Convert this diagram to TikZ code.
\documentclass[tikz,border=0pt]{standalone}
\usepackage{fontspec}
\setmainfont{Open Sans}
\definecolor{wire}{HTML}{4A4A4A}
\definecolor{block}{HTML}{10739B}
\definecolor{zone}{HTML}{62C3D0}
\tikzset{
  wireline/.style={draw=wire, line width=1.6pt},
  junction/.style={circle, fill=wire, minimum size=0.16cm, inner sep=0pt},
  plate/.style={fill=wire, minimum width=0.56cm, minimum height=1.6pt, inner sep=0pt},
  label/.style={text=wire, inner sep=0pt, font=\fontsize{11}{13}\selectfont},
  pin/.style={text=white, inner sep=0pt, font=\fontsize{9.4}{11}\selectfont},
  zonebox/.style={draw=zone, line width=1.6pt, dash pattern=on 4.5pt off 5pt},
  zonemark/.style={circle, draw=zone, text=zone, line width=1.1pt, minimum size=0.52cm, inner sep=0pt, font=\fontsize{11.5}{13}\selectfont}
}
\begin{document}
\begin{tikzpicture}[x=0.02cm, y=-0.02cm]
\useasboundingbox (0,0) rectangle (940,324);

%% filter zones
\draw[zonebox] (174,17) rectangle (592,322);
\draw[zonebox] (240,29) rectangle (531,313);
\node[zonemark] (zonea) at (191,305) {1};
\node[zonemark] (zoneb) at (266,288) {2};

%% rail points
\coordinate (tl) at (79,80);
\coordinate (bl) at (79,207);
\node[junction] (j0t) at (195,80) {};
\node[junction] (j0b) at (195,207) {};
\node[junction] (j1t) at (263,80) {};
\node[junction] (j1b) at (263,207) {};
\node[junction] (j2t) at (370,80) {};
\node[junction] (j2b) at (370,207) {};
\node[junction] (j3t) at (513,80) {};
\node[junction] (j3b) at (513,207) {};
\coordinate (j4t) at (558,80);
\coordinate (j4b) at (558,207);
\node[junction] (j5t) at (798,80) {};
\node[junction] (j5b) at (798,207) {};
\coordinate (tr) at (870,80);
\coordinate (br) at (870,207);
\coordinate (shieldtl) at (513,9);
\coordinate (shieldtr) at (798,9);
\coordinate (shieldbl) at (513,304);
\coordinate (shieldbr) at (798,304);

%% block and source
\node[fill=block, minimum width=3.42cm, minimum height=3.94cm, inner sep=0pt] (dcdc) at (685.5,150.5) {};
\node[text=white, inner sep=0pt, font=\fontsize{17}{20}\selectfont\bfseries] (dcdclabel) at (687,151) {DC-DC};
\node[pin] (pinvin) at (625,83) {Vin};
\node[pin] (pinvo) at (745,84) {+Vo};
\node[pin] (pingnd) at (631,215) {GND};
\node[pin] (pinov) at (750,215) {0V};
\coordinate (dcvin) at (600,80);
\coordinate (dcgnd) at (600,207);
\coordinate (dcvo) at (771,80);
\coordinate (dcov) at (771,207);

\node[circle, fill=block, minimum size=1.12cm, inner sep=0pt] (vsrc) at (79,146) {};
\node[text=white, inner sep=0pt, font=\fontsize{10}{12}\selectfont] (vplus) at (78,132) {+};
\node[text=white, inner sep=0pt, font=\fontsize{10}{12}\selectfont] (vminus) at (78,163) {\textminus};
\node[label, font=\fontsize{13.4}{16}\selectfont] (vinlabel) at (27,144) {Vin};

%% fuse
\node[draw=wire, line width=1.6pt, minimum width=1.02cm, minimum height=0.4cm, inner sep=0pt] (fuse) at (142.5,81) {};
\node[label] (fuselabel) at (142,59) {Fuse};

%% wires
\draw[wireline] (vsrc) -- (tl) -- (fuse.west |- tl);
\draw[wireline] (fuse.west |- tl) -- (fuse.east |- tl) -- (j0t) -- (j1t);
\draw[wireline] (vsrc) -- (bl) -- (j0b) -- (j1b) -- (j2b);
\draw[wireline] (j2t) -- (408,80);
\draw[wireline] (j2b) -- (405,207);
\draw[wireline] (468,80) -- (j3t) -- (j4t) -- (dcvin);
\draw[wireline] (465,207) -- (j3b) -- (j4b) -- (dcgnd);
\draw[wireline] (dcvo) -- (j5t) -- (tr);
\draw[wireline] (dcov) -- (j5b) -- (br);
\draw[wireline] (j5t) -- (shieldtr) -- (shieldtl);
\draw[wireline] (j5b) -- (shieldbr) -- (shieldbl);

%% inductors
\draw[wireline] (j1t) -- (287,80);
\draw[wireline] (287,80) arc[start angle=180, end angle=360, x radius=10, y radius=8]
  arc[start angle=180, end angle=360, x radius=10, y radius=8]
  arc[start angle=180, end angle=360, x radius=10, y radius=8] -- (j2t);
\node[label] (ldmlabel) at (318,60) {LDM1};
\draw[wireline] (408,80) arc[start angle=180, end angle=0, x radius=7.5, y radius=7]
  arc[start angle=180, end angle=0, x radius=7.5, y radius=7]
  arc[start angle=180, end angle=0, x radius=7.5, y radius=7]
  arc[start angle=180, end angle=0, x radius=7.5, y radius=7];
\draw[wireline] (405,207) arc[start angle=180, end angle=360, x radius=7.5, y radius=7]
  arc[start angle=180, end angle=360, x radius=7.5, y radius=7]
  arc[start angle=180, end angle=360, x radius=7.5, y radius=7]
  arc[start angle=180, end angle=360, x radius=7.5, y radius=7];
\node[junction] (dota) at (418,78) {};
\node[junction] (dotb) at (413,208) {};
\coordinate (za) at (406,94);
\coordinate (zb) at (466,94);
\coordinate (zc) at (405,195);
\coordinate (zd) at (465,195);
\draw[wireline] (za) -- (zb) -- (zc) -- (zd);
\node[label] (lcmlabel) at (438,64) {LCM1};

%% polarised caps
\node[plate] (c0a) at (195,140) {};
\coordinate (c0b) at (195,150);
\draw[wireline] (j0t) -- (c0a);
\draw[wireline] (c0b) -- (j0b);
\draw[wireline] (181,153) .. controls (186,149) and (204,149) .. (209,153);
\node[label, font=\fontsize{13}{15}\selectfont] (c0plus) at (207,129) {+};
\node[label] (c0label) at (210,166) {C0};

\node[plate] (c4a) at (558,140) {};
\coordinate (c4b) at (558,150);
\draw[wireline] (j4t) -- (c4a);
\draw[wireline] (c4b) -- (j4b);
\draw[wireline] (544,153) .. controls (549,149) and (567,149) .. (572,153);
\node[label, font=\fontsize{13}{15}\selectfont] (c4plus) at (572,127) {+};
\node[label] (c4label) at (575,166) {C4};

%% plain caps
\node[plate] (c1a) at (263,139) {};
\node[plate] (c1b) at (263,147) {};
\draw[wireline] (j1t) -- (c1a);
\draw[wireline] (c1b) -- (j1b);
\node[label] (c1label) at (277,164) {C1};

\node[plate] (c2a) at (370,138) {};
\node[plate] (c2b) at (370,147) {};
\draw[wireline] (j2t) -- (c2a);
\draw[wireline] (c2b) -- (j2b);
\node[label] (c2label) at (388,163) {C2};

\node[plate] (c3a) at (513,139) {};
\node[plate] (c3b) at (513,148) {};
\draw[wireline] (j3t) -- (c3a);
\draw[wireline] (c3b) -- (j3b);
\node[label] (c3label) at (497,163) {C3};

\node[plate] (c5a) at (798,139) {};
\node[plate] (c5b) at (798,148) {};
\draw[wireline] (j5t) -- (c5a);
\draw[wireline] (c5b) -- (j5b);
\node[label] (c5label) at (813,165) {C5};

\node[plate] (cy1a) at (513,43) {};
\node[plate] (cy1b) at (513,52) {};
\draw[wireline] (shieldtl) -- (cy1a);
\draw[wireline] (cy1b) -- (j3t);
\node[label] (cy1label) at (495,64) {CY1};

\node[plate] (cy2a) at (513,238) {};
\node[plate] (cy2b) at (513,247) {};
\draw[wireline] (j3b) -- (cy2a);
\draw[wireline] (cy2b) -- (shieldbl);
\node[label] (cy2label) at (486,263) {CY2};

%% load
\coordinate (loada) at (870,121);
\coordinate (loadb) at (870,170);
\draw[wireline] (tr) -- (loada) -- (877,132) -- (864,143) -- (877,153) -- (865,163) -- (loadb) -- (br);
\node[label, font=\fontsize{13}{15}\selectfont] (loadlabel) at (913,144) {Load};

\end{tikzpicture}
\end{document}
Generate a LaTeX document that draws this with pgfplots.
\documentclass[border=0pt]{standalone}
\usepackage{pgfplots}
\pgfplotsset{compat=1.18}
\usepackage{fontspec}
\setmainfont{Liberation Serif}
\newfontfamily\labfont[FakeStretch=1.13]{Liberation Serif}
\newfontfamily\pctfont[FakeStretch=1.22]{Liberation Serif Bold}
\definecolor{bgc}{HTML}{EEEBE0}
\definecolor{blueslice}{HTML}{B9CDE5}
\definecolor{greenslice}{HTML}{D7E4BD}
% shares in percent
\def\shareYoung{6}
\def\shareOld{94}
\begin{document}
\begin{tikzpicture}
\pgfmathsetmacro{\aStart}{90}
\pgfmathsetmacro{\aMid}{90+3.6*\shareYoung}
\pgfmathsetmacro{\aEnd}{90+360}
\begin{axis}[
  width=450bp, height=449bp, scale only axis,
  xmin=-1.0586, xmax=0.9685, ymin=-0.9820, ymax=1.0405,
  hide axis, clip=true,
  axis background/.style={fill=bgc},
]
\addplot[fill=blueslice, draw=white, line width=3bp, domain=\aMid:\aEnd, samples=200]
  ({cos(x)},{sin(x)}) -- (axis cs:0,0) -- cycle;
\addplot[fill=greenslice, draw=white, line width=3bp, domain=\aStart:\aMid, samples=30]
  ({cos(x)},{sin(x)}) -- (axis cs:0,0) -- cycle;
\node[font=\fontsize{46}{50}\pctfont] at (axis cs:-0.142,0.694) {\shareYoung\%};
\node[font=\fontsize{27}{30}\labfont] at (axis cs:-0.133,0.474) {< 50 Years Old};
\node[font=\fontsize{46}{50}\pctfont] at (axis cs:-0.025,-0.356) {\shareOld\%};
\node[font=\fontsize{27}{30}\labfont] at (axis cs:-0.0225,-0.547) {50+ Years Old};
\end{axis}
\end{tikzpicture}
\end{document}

• • •

== Task instructions ==
Set down each line of the material verbatim, from the first line through the line that contains "(shieldbr) at (798,304);".

== Written solution ==
Convert this diagram to TikZ code.
\documentclass[tikz,border=0pt]{standalone}
\usepackage{fontspec}
\setmainfont{Open Sans}
\definecolor{wire}{HTML}{4A4A4A}
\definecolor{block}{HTML}{10739B}
\definecolor{zone}{HTML}{62C3D0}
\tikzset{
  wireline/.style={draw=wire, line width=1.6pt},
  junction/.style={circle, fill=wire, minimum size=0.16cm, inner sep=0pt},
  plate/.style={fill=wire, minimum width=0.56cm, minimum height=1.6pt, inner sep=0pt},
  label/.style={text=wire, inner sep=0pt, font=\fontsize{11}{13}\selectfont},
  pin/.style={text=white, inner sep=0pt, font=\fontsize{9.4}{11}\selectfont},
  zonebox/.style={draw=zone, line width=1.6pt, dash pattern=on 4.5pt off 5pt},
  zonemark/.style={circle, draw=zone, text=zone, line width=1.1pt, minimum size=0.52cm, inner sep=0pt, font=\fontsize{11.5}{13}\selectfont}
}
\begin{document}
\begin{tikzpicture}[x=0.02cm, y=-0.02cm]
\useasboundingbox (0,0) rectangle (940,324);

%% filter zones
\draw[zonebox] (174,17) rectangle (592,322);
\draw[zonebox] (240,29) rectangle (531,313);
\node[zonemark] (zonea) at (191,305) {1};
\node[zonemark] (zoneb) at (266,288) {2};

%% rail points
\coordinate (tl) at (79,80);
\coordinate (bl) at (79,207);
\node[junction] (j0t) at (195,80) {};
\node[junction] (j0b) at (195,207) {};
\node[junction] (j1t) at (263,80) {};
\node[junction] (j1b) at (263,207) {};
\node[junction] (j2t) at (370,80) {};
\node[junction] (j2b) at (370,207) {};
\node[junction] (j3t) at (513,80) {};
\node[junction] (j3b) at (513,207) {};
\coordinate (j4t) at (558,80);
\coordinate (j4b) at (558,207);
\node[junction] (j5t) at (798,80) {};
\node[junction] (j5b) at (798,207) {};
\coordinate (tr) at (870,80);
\coordinate (br) at (870,207);
\coordinate (shieldtl) at (513,9);
\coordinate (shieldtr) at (798,9);
\coordinate (shieldbl) at (513,304);
\coordinate (shieldbr) at (798,304);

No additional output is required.